What’s your story?

Last updated on: Published by: Leila Johnston 0

If we have learned anything over the last couple of years, it’s that the world can be a very chaotic place. The secondary lesson is this:

Everything we think about our life is a story.

Your life — and I’m sorry to be the one to break it to you — didn’t happen. It’s not the truth. At best, it’s a take; a perspective; a cautionary lesson; a thin digestable slice of the intolerable MegaTruth. We have such a limited view of the world, and we string these glimpses together to come up with theories about the sorts of people we are, the kinds of things that tend to happen to us, and various causes and effects that may or may not represent what’s really going on. Consciously or otherwise, we carry around ‘hot takes’ about ourselves, based on the tiny bits of the world that we have access to.

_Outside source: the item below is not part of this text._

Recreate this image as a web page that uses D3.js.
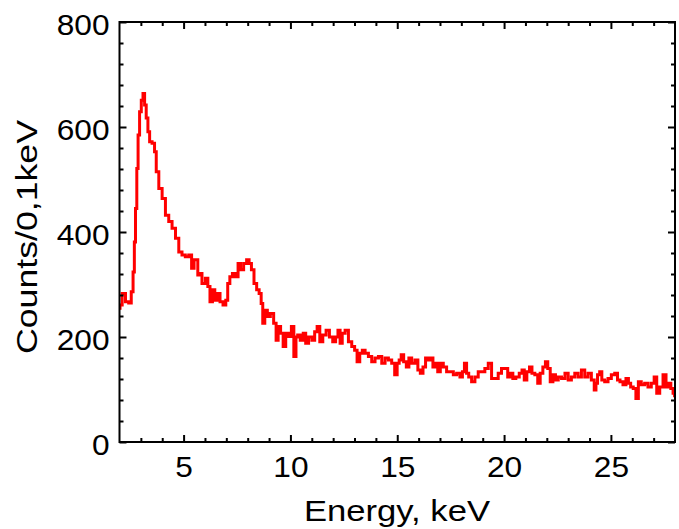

Sounds disappointing, but this is in fact the beauty of it. We’re all at it — all of us! Everyone’s presentation of themselves is a story. We’re all storytellers, all day long. Your life did happen after all (fake out! sorry), and it was better than reality, it was a story.

In the unlikely event it helps, why not think of it as a big, messy game of Dungeons & Dragons? We haul our characters out of the chthonic quagmire and take our ideas out for a spin under the still utterly unfathomable cosmos. Like finding faces in clouds, we make life’s tumult coherent through our theories, and gain power among our peers by sharing the most compelling ones. There’s no getting around it — as we consider our attitude to situations, our responses, what we wear, how we talk… we are all our own storytellers. It seems like it must be important to know what sort of storytellers we are.

Branding has ruined everything

The branding industry has hijacked the idea of story horribly, but when you start to see storytelling less as childlike fairytales and more as the basic sense-making at the core of good communication, it feels slightly less egregious. But here at Sarah & Leila we’re different (because everything’s changed) and we think there’s a new approach to branding. Rather than jumping to ‘tell stories’ about your product or service, we’d like to invite you to start with your own story.

I don’t mean origin stories. You’re not a Batman. But the real stuff: what are all the things you think are key to understanding you, and in what order should we present them? What are you going to stop saying about yourself? Which storylines have more life in them, and which ‘characters’ are you happy to kill off? Which qualities or principles are the heroes of your story, and how do they show up in your branding?